◆ **Problem**:
Starting at the line that contains "Rebuild this chart" and stopping after the line that contains "const yLabelLines = ['Normalized', 'envelope", copy the lines exactly. Pictures are left out.
— Start of Records for the exercise —
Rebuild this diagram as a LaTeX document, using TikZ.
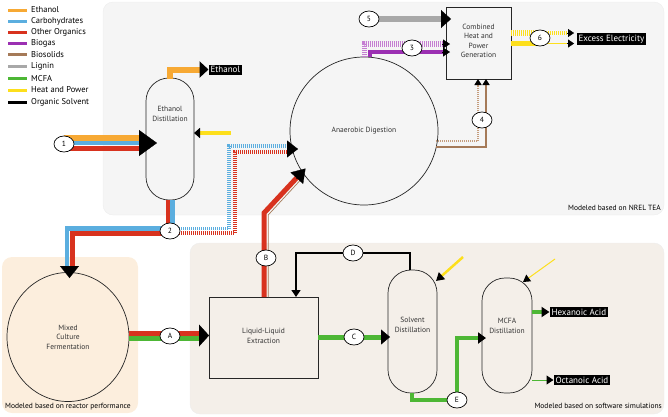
\documentclass[tikz,border=0pt]{standalone}
\usepackage{fontspec}
\setmainfont{PT Sans}
\usetikzlibrary{arrows.meta,shapes.geometric}
\definecolor{cEth}{HTML}{F7A934}
\definecolor{cCarb}{HTML}{5BAEDF}
\definecolor{cOrg}{HTML}{D8321E}
\definecolor{cBiogas}{HTML}{9B30B2}
\definecolor{cBiogasL}{HTML}{C57FD2}
\definecolor{cBiosol}{HTML}{A57A58}
\definecolor{cBiosolL}{HTML}{C49C7C}
\definecolor{cLignin}{HTML}{A8A8A8}
\definecolor{cMCFA}{HTML}{4DB735}
\definecolor{cHeat}{HTML}{FDDF1C}
\definecolor{pGray}{HTML}{F5F5F5}
\definecolor{pBeige}{HTML}{F4EFE9}
\definecolor{pPeach}{HTML}{FCEEDD}
\newcommand{\nodefont}{\fontsize{7.5}{9.5}\selectfont}
\begin{document}
\begin{tikzpicture}[x=1pt,y=-1pt,
  panel/.style={rounded corners=10pt},
  unitbox/.style={draw=black!85, line width=0.7pt, inner sep=0pt},
  vessel/.style={unitbox, rectangle, rounded corners=23pt},
  vtext/.style={font=\nodefont, align=center, text=black!80},
  stream/.style={ellipse, draw=black, line width=0.7pt, fill=white, minimum width=20pt, minimum height=16pt, inner sep=0pt, font=\fontsize{7.5}{8}\selectfont},
  tag/.style={fill=black, text=white, font=\fontsize{9}{10}\selectfont, inner sep=1.8pt, anchor=west},
  hatch/.style={dash pattern=on 1pt off 1pt},
  legline/.style={line width=3pt},
  legtext/.style={anchor=west, font=\fontsize{8.5}{9}\selectfont, inner sep=0pt},
  plabel/.style={font=\fontsize{7.5}{8}\selectfont, inner sep=0pt},
  blk/.style={black, line width=0.3pt}
]
\useasboundingbox (0,0) rectangle (668,416);

% panels
\fill[pGray, draw=black!7, panel] (103,2) rectangle (664,215);
\fill[pPeach, panel] (2,257) rectangle (138,413);
\fill[pBeige, draw=black!7, panel] (190,243) rectangle (664,414);
\node[plabel, anchor=east] (lab1) at (661,208) {Modeled based on NREL TEA};
\node[plabel, anchor=east] (lab2) at (662,406) {Modeled based on software simulations};
\node[plabel, anchor=west] (lab3) at (5,407) {Modeled based on reactor performance};

% legend
\foreach \yy/\cc/\tt [count=\i] in {10/cEth/Ethanol, 21/cCarb/Carbohydrates, 32/cOrg/Other Organics, 43/cBiogas/Biogas, 54.5/cBiosol/Biosolids, 66/cLignin/Lignin, 78.5/cMCFA/MCFA, 90/cHeat/Heat and Power, 102/black/Organic Solvent}{
  \draw[legline, \cc] (8,\yy) -- (27,\yy);
  \node[legtext] (leg\i) at (31,\yy) {\tt};
}

% unit operations
\node[vessel, fill=pGray, minimum width=48pt, minimum height=122pt] (ed) at (170,139) {};
\node[vtext] (edt) at (170,114) {Ethanol\\Distillation};
\node[circle, unitbox, fill=pGray, minimum size=148pt] (ad) at (364,131) {};
\node[vtext] (adt) at (364,131) {Anaerobic Digestion};
\node[unitbox, fill=pGray, minimum width=65pt, minimum height=72pt] (chp) at (478.5,43) {};
\node[vtext] (chpt) at (478.5,41) {Combined\\Heat and\\Power\\Generation};
\node[ellipse, unitbox, fill=pPeach, minimum width=122pt, minimum height=129pt] (mcf) at (68,337) {};
\node[vtext] (mcft) at (68,337) {Mixed\\Culture\\Fermentation};
\node[unitbox, fill=pBeige, minimum width=109pt, minimum height=81pt] (lle) at (263.5,337.5) {};
\node[vtext] (llet) at (263.5,336) {Liquid-Liquid\\Extraction};
\node[vessel, fill=pBeige, minimum width=49pt, minimum height=123pt] (sd) at (412.5,331.5) {};
\node[vtext] (sdt) at (412.5,325) {Solvent\\Distillation};
\node[vessel, fill=pBeige, minimum width=50pt, minimum height=115pt] (md) at (507,335.5) {};
\node[vtext] (mdt) at (507,326) {MCFA\\Distillation};

% product tags
\node[tag] (teth) at (208.5,69.5) {Ethanol};
\node[tag] (tee) at (576.5,39) {Excess Electricity};
\node[tag] (thex) at (549.5,312) {Hexanoic Acid};
\node[tag] (toct) at (553.5,380) {Octanoic Acid};

% stream positions
\coordinate (p1) at (64,144);
\coordinate (p2) at (170,231);
\coordinate (p3) at (412,48);
\coordinate (p4) at (482,120);
\coordinate (p5) at (369,19);
\coordinate (p6) at (540,38);
\coordinate (pA) at (170,336);
\coordinate (pB) at (266,258);
\coordinate (pC) at (354,337);
\coordinate (pD) at (353,253);
\coordinate (pE) at (457,400);

% stream 1
\draw[cEth, line width=6pt] (p1 |- 0,138) -- (140,138);
\draw[cCarb, line width=4pt] (p1 |- 0,143) -- (140,143);
\draw[cOrg, line width=5pt] (p1 |- 0,148) -- (140,148);
\draw[blk, -{Triangle[length=18pt,width=26pt]}] (139,143) -- (157,143);

% ethanol product
\draw[cEth, line width=6pt, -{Triangle[length=9pt,width=16pt,color=black]}] (170,79) -- (170,69.5) -- (teth.west);
% heat to ethanol distillation
\draw[cHeat, line width=4.5pt, -{Triangle[length=6pt,width=10pt,color=black]}] (231,133) -- (194,133);

% stream 2 (solid)
\draw[cOrg, line width=5pt] (168,200) -- (168,233) -- (72,233) -- (72,267);
\draw[cCarb, line width=4.5pt] (172.5,200) -- (172.5,228.5) -- (67,228.5) -- (67,267);
\draw[blk, -{Triangle[length=12pt,width=19pt]}] (69.5,266) -- (69.5,278);
% stream 2 (to digestion)
\draw[cCarb, line width=3.5pt, hatch] (175,228.5) -- (229,228.5) -- (229,146) -- (288,146);
\draw[cOrg, line width=3.5pt, hatch] (175,233) -- (235,233) -- (235,152) -- (288,152);
\draw[blk, -{Triangle[length=11pt,width=17pt]}] (287,149) -- (298,149);

% stream B
\draw[cOrg, line width=5pt] (264,297) -- (264,213) -- (297,177.5);
\draw[cBiosol, line width=0.7pt] (268.2,297) -- (268.2,215) -- (300,180.5);
\draw[blk, -{Triangle[length=13pt,width=17pt]}] (296,179) -- (305.5,168.5);

% stream A
\draw[cOrg, line width=5pt] (129,333) -- (200,333);
\draw[cMCFA, line width=5pt] (129,338) -- (200,338);
\draw[blk, -{Triangle[length=10pt,width=22pt]}] (199,335.5) -- (209,335.5);

% stream C
\draw[cMCFA, line width=5pt] (318,337) -- (382,337);
\draw[blk, -{Triangle[length=9pt,width=15pt]}] (381,337) -- (390,337);

% stream D
\draw[black, line width=1.3pt, -{Triangle[length=7pt,width=9pt]}] (410,270) -- (410,253) -- (296,253) -- (296,297);

% stream E
\draw[cMCFA, line width=4pt, -{Triangle[length=8pt,width=11pt,color=black]}] (412,393) -- (412,400) -- (457,400) -- (457,338) -- (486,338);

% products of MCFA distillation
\draw[cMCFA, line width=4pt, -{Triangle[length=8pt,width=10pt,color=black]}] (532,312) -- (thex.west);
\draw[cMCFA, line width=1pt, -{Triangle[length=7pt,width=9pt,color=black]}] (532,380) -- (toct.west);

% heat to distillations
\draw[cHeat, line width=2.5pt, -{Triangle[length=8pt,width=9pt,color=black]}] (463,257) -- (436,281);
\draw[cHeat, line width=1pt, -{Triangle[length=7pt,width=8pt,color=black]}] (555,259) -- (523,282);

% stream 5
\draw[cLignin, line width=6pt] (p5) -- (442,19);
\draw[blk, -{Triangle[length=10pt,width=18pt]}] (441,19) -- (451,19);

% stream 3
\draw[cBiogasL, line width=5.5pt, hatch] (364.5,57) -- (364.5,44) -- (443,44);
\draw[cBiogas, line width=4pt] (370,57) -- (370,51.5) -- (443,51.5);
\draw[blk, -{Triangle[length=7pt,width=9pt]}] (442,44) -- (450,44);
\draw[blk, -{Triangle[length=7pt,width=9pt]}] (442,52) -- (450,52);

% stream 6
\draw[cHeat, line width=6pt, hatch] (511,33) -- (540,33);
\draw[cHeat, line width=4pt, hatch] (540,33) -- (567,33);
\draw[cHeat, line width=5pt] (511,43.5) -- (540,43.5);
\draw[cHeat, line width=1.5pt] (540,43.5) -- (567,43.5);
\draw[blk, -{Triangle[length=6pt,width=8pt]}] (567,33) -- (574,33);
\draw[blk, -{Triangle[length=6pt,width=8pt]}] (567,43.5) -- (574,43.5);

% stream 4
\draw[cBiosolL, line width=1.5pt, hatch, -{Triangle[length=6pt,width=7pt,color=black]}] (436,141) -- (478,141) -- (478,79);
\draw[cBiosol, line width=2.5pt, -{Triangle[length=6pt,width=7pt,color=black]}] (436,147) -- (486,147) -- (486,79);

% stream markers
\node[stream] (s1) at (p1) {1};
\node[stream] (s2) at (p2) {2};
\node[stream] (s3) at (p3) {3};
\node[stream] (s4) at (p4) {4};
\node[stream] (s5) at (p5) {5};
\node[stream] (s6) at (p6) {6};
\node[stream] (sA) at (pA) {A};
\node[stream] (sB) at (pB) {B};
\node[stream] (sC) at (pC) {C};
\node[stream] (sD) at (pD) {D};
\node[stream] (sE) at (pE) {E};
\end{tikzpicture}
\end{document}
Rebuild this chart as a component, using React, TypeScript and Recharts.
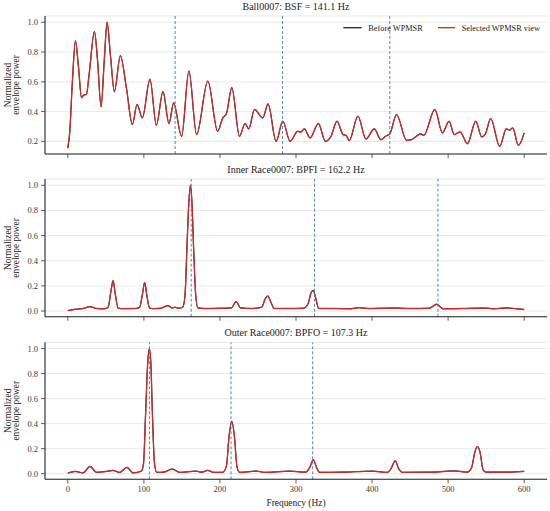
import React from 'react';
import { LineChart, Line, XAxis, YAxis, CartesianGrid, ReferenceLine } from 'recharts';

const SERIF = '"Liberation Serif", "Times New Roman", Times, serif';

const xTicks = [0, 100, 200, 300, 400, 500, 600];
const xDomain = [-30, 630];
const ballTicks = [0.2, 0.4, 0.6, 0.8, 1.0];
const normTicks = [0, 0.2, 0.4, 0.6, 0.8, 1.0];

const titles = [
  'Ball0007: BSF = 141.1 Hz',
  'Inner Race0007: BPFI = 162.2 Hz',
  'Outer Race0007: BPFO = 107.3 Hz',
];
const legendLabels = ['Before WPMSR', 'Selected WPMSR view'];
const xLabel = 'Frequency (Hz)';
const yLabelLines = ['Normalized', 'envelope power'];

// Ball0007
const ballFreq = [0, 2.5, 6, 10, 14, 18, 21, 24.5, 28, 35, 39, 43.7, 48, 51.6, 56, 61.2, 69.1, 77, 84.9, 91, 98, 108, 116.4, 125.1, 133, 139.1, 149.6, 159.2, 169.3, 184.1, 196.9, 203.8, 208.5, 215.6, 225.7, 233.1, 237.9, 245.4, 256.3, 263.3, 273.8, 282.6, 292.3, 302.3, 306, 311, 318.5, 329.4, 338.6, 346, 353.9, 362, 366, 370, 381.4, 392, 402.9, 411.6, 418, 423.3, 432.2, 445.3, 451, 464.1, 468, 482.5, 492.5, 501.3, 508, 515.7, 525.4, 536.3, 544.2, 549, 556, 567.8, 576.5, 580.5, 585, 592.3, 600];
const ballSelected = [0.155, 0.26, 0.6, 0.876, 0.7, 0.493, 0.51, 0.515, 0.65, 0.937, 0.75, 0.432, 0.75, 1.0, 0.78, 0.534, 0.775, 0.56, 0.313, 0.448, 0.358, 0.617, 0.308, 0.534, 0.32, 0.455, 0.234, 0.673, 0.245, 0.605, 0.268, 0.358, 0.385, 0.561, 0.234, 0.32, 0.284, 0.414, 0.358, 0.452, 0.2, 0.335, 0.2, 0.268, 0.262, 0.284, 0.223, 0.32, 0.2, 0.234, 0.335, 0.245, 0.24, 0.205, 0.369, 0.216, 0.284, 0.211, 0.235, 0.25, 0.38, 0.207, 0.21, 0.25, 0.24, 0.414, 0.257, 0.335, 0.245, 0.263, 0.184, 0.335, 0.23, 0.25, 0.353, 0.166, 0.284, 0.275, 0.29, 0.173, 0.257];
const ballBefore = [0.155, 0.26, 0.6, 0.876, 0.7, 0.495, 0.512, 0.517, 0.65, 0.937, 0.75, 0.432, 0.75, 1.0, 0.78, 0.534, 0.775, 0.56, 0.313, 0.448, 0.358, 0.617, 0.308, 0.534, 0.32, 0.46, 0.234, 0.673, 0.245, 0.605, 0.268, 0.358, 0.385, 0.561, 0.234, 0.32, 0.284, 0.414, 0.358, 0.452, 0.2, 0.335, 0.2, 0.268, 0.262, 0.284, 0.223, 0.32, 0.2, 0.234, 0.335, 0.245, 0.24, 0.205, 0.369, 0.216, 0.284, 0.211, 0.235, 0.25, 0.38, 0.207, 0.21, 0.25, 0.24, 0.414, 0.257, 0.335, 0.245, 0.263, 0.184, 0.335, 0.23, 0.25, 0.353, 0.166, 0.284, 0.275, 0.29, 0.173, 0.257];
const ballRefs = [141.1, 282.2, 423.3];

// Inner Race0007
const innerFreq = [0, 10, 20, 28.9, 38, 48, 53, 56.5, 59.5, 62.5, 66, 70, 90, 94.5, 98, 101, 104, 107.5, 112, 122, 131.7, 137, 141, 146, 151, 154, 156.6, 159, 161.2, 163.3, 165.4, 168, 171, 180, 200, 215, 221.4, 227, 240, 255, 259, 262.9, 267, 271.6, 290, 310, 316, 319.5, 322.8, 326, 330, 350, 370, 383, 395, 427, 450, 475, 485.1, 493, 520, 547, 560, 577, 590, 600];
const innerSelected = [0.003, 0.014, 0.02, 0.035, 0.02, 0.018, 0.03, 0.15, 0.242, 0.13, 0.025, 0.019, 0.02, 0.03, 0.13, 0.226, 0.12, 0.025, 0.019, 0.022, 0.043, 0.025, 0.03, 0.022, 0.03, 0.12, 0.5, 0.85, 1.0, 0.85, 0.5, 0.14, 0.025, 0.02, 0.022, 0.025, 0.075, 0.025, 0.02, 0.03, 0.09, 0.12, 0.07, 0.02, 0.02, 0.022, 0.06, 0.14, 0.162, 0.1, 0.02, 0.02, 0.018, 0.027, 0.02, 0.024, 0.02, 0.022, 0.053, 0.018, 0.02, 0.024, 0.018, 0.025, 0.018, 0.012];
const innerBefore = [0.003, 0.014, 0.02, 0.035, 0.02, 0.018, 0.03, 0.15, 0.242, 0.13, 0.025, 0.019, 0.02, 0.03, 0.13, 0.226, 0.12, 0.025, 0.019, 0.022, 0.043, 0.025, 0.03, 0.022, 0.03, 0.12, 0.5, 0.85, 1.0, 0.85, 0.5, 0.14, 0.025, 0.02, 0.022, 0.025, 0.075, 0.025, 0.02, 0.03, 0.09, 0.12, 0.07, 0.02, 0.02, 0.022, 0.06, 0.14, 0.165, 0.1, 0.02, 0.02, 0.018, 0.027, 0.02, 0.024, 0.02, 0.022, 0.055, 0.018, 0.02, 0.024, 0.018, 0.025, 0.018, 0.012];
const innerRefs = [162.2, 324.4, 486.6];

// Outer Race0007
const outerFreq = [0, 10, 20, 29.3, 37.6, 50.8, 59.5, 68, 77.8, 85.7, 96.6, 99.5, 102.4, 105, 107.2, 109.2, 111.1, 114, 117, 126, 137.4, 147, 168.6, 176, 183.7, 192, 203.3, 208.5, 212, 215.6, 219, 222.5, 226, 247.6, 260, 291.5, 313, 318, 322.8, 327, 331, 360, 400.5, 420, 425, 430.4, 435, 440, 480, 507.9, 525, 531, 535, 538.5, 542, 546, 550, 580, 600];
const outerSelected = [0.005, 0.018, 0.006, 0.058, 0.01, 0.018, 0.026, 0.01, 0.05, 0.006, 0.02, 0.08, 0.5, 0.88, 1.0, 0.88, 0.5, 0.08, 0.01, 0.012, 0.037, 0.01, 0.02, 0.012, 0.026, 0.01, 0.01, 0.06, 0.3, 0.416, 0.3, 0.05, 0.01, 0.02, 0.01, 0.02, 0.012, 0.05, 0.111, 0.05, 0.01, 0.012, 0.02, 0.01, 0.04, 0.103, 0.04, 0.01, 0.012, 0.022, 0.012, 0.05, 0.17, 0.217, 0.17, 0.03, 0.012, 0.012, 0.018];
const outerBefore = [0.005, 0.018, 0.006, 0.058, 0.01, 0.018, 0.026, 0.01, 0.05, 0.006, 0.02, 0.08, 0.5, 0.88, 1.0, 0.88, 0.5, 0.08, 0.01, 0.012, 0.037, 0.01, 0.02, 0.012, 0.026, 0.01, 0.01, 0.06, 0.3, 0.42, 0.3, 0.05, 0.01, 0.02, 0.01, 0.02, 0.012, 0.05, 0.111, 0.05, 0.01, 0.012, 0.02, 0.01, 0.04, 0.103, 0.04, 0.01, 0.012, 0.022, 0.012, 0.05, 0.17, 0.217, 0.17, 0.03, 0.012, 0.012, 0.018];
const outerRefs = [107.3, 214.6, 321.9];

type Row = { f: number; before: number; selected: number };
function buildRows(freq: number[], before: number[], selected: number[]): Row[] {
  return freq.map((f, i) => ({ f, before: before[i], selected: selected[i] }));
}

const ballRows = buildRows(ballFreq, ballBefore, ballSelected);
const innerRows = buildRows(innerFreq, innerBefore, innerSelected);
const outerRows = buildRows(outerFreq, outerBefore, outerSelected);

const RED = '#c62d2d';
const DARK = '#222222';
const REF = '#4a78a8';

type PanelProps = {
  rows: Row[];
  refs: number[];
  yDomain: number[];
  yTicks: number[];
  top: number;
  height: number;
  marginTop: number;
  xAxisHeight: number;
  showXLabels: boolean;
};

const EmptyTick = () => <g />;

function Panel({ rows, refs, yDomain, yTicks, top, height, marginTop, xAxisHeight, showXLabels }: PanelProps) {
  const axisLine = { stroke: DARK, strokeWidth: 1.1 };
  const tickLine = { stroke: '#333', strokeWidth: 0.8 };
  const tickStyle = { fill: '#3a3a3a', fontSize: 8.5, fontFamily: SERIF };
  return (
    <div style={{ position: 'absolute', left: 0, top, width: 550, height }}>
      <LineChart width={550} height={height} data={rows} margin={{ top: marginTop, right: 3, bottom: 0, left: 0 }}>
        <CartesianGrid vertical={false} stroke="#e3e3e3" strokeWidth={0.8} />
        <XAxis
          dataKey="f"
          type="number"
          domain={xDomain}
          ticks={xTicks}
          allowDataOverflow
          interval={0}
          height={xAxisHeight}
          tickSize={4}
          tickMargin={3}
          tickLine={tickLine}
          axisLine={axisLine}
          tick={showXLabels ? tickStyle : EmptyTick}
        />
        <XAxis xAxisId="top" orientation="top" type="number" domain={xDomain} height={0} tick={false} tickLine={false} axisLine={axisLine} />
        <YAxis
          type="number"
          domain={yDomain}
          ticks={yTicks}
          allowDataOverflow
          interval={0}
          width={45}
          tickSize={4}
          tickMargin={3}
          tickLine={tickLine}
          axisLine={axisLine}
          tick={tickStyle}
          tickFormatter={(v: number) => v.toFixed(1)}
        />
        <YAxis yAxisId="right" orientation="right" type="number" domain={[0, 1]} width={0} tick={false} tickLine={false} axisLine={axisLine} />
        <Line dataKey="before" type="monotone" stroke={DARK} strokeWidth={1.1} dot={false} isAnimationActive={false} />
        <Line dataKey="selected" type="monotone" stroke={RED} strokeWidth={1.35} dot={false} isAnimationActive={false} />
        {refs.map((r) => (
          <ReferenceLine key={r} x={r} stroke={REF} strokeDasharray="3 2" strokeWidth={0.9} />
        ))}
      </LineChart>
    </div>
  );
}

const yLabelCenters = [85, 247.9, 410.8];
const titleBaselines = [10.3, 172.8, 336];

export default function App() {
  return (
    <div style={{ position: 'absolute', left: 0, top: 0, width: 550, height: 511, background: '#fff', overflow: 'hidden' }}>
      <Panel rows={ballRows} refs={ballRefs} yDomain={[0.115, 1.042]} yTicks={ballTicks} top={0} height={170} marginTop={16} xAxisHeight={16} showXLabels={false} />
      <Panel rows={innerRows} refs={innerRefs} yDomain={[-0.045, 1.05]} yTicks={normTicks} top={160} height={172} marginTop={19} xAxisHeight={15.3} showXLabels={false} />
      <Panel rows={outerRows} refs={outerRefs} yDomain={[-0.045, 1.05]} yTicks={normTicks} top={330} height={181} marginTop={12.3} xAxisHeight={31.7} showXLabels={true} />
      <svg width={550} height={511} style={{ position: 'absolute', left: 0, top: 0, pointerEvents: 'none' }}>
        {titles.map((t, i) => (
          <text key={t} x={296} y={titleBaselines[i]} textAnchor="middle" fontFamily={SERIF} fontSize={10} fill="#222">
            {t}
          </text>
        ))}
        {yLabelCenters.map((cy) => (
          <text key={cy} transform={`translate(0,${cy}) rotate(-90)`} textAnchor="middle" fontFamily={SERIF} fontSize={9.4} fill="#222">
            <tspan x={0} y={11.3}>{yLabelLines[0]}</tspan>
            <tspan x={0} y={19.3}>{yLabelLines[1]}</tspan>
          </text>
        ))}
        <text x={296} y={506} textAnchor="middle" fontFamily={SERIF} fontSize={9.4} fill="#222">
          {xLabel}
        </text>
        <line x1={343.3} x2={361.7} y1={27.7} y2={27.7} stroke={DARK} strokeWidth={1.3} />
        <text x={368.3} y={30.5} fontFamily={SERIF} fontSize={8.3} fill="#222">{legendLabels[0]}</text>
        <line x1={438} x2={455} y1={27.7} y2={27.7} stroke={RED} strokeWidth={1.3} />
        <text x={461.7} y={30.5} fontFamily={SERIF} fontSize={8.3} fill="#222">{legendLabels[1]}</text>
      </svg>
    </div>
  );
}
— End of Records for the exercise —
◆ **The response**:
Rebuild this chart as a component, using React, TypeScript and Recharts.
import React from 'react';
import { LineChart, Line, XAxis, YAxis, CartesianGrid, ReferenceLine } from 'recharts';

const SERIF = '"Liberation Serif", "Times New Roman", Times, serif';

const xTicks = [0, 100, 200, 300, 400, 500, 600];
const xDomain = [-30, 630];
const ballTicks = [0.2, 0.4, 0.6, 0.8, 1.0];
const normTicks = [0, 0.2, 0.4, 0.6, 0.8, 1.0];

const titles = [
  'Ball0007: BSF = 141.1 Hz',
  'Inner Race0007: BPFI = 162.2 Hz',
  'Outer Race0007: BPFO = 107.3 Hz',
];
const legendLabels = ['Before WPMSR', 'Selected WPMSR view'];
const xLabel = 'Frequency (Hz)';
const yLabelLines = ['Normalized', 'envelope power'];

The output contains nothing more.